Sri Lanka's chief justice has been found guilty of three charges of professional misconduct and financial irregularities by a parliamentary panel, in impeachment proceedings that has sparked opposition protests and raised international concerns.
It was not immediately clear if Shirani Bandaranayake, Sri Lanka's first female head of the Supreme Court, has to step down effectively from now or has to wait until parliament debates the impeachment investigations in January.
"We have found her guilty of three charges out of the first five we have investigated," Nimal Siripala de Silva, minister of irrigation and a member of the impeachment panel told reporters on Saturday.
Parliament Speaker Chamal Rajapaksa appointed an 11-member select committee, seven of them from the ruling party, to investigate 14 charges against Bandaranayake, ranging from unexplained wealth to professional misconduct.
The move to impeach Bandaranayake came after she scuttled several bills, including one that gave more powers to President Mahinda Rajapakse's brother Basil, the economic development minister.
Opposition committee members hearing the accusations walked out on Friday, a day after Bandaranayake staged a similar walkout, leaving the process in disarray amid charges that the government is determined to get rid of her.

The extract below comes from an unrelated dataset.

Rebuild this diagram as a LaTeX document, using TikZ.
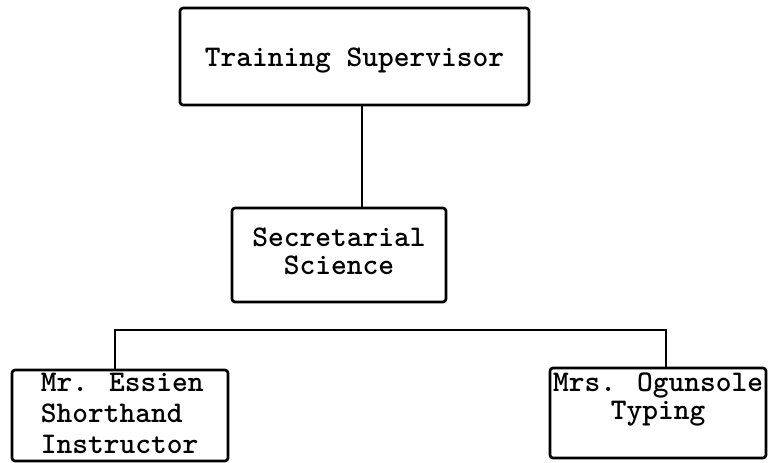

The US embassy in Colombo said it was "very concerned" about the impeachment process and demanded that the government follow the rule of law.
The main Sri Lankan lawyers' associations, which represent thousands of lawyers, united on Friday to express solidarity with Bandaranayake and praised her for upholding the independence and dignity of the judiciary.
The associations and opposition parties have described the impeachment as an effort to undermine judicial independence and concentrate more powers with President Rajapaksa, who holds executive powers and effectively controls the 225-member Parliament with two-thirds of its members on his side.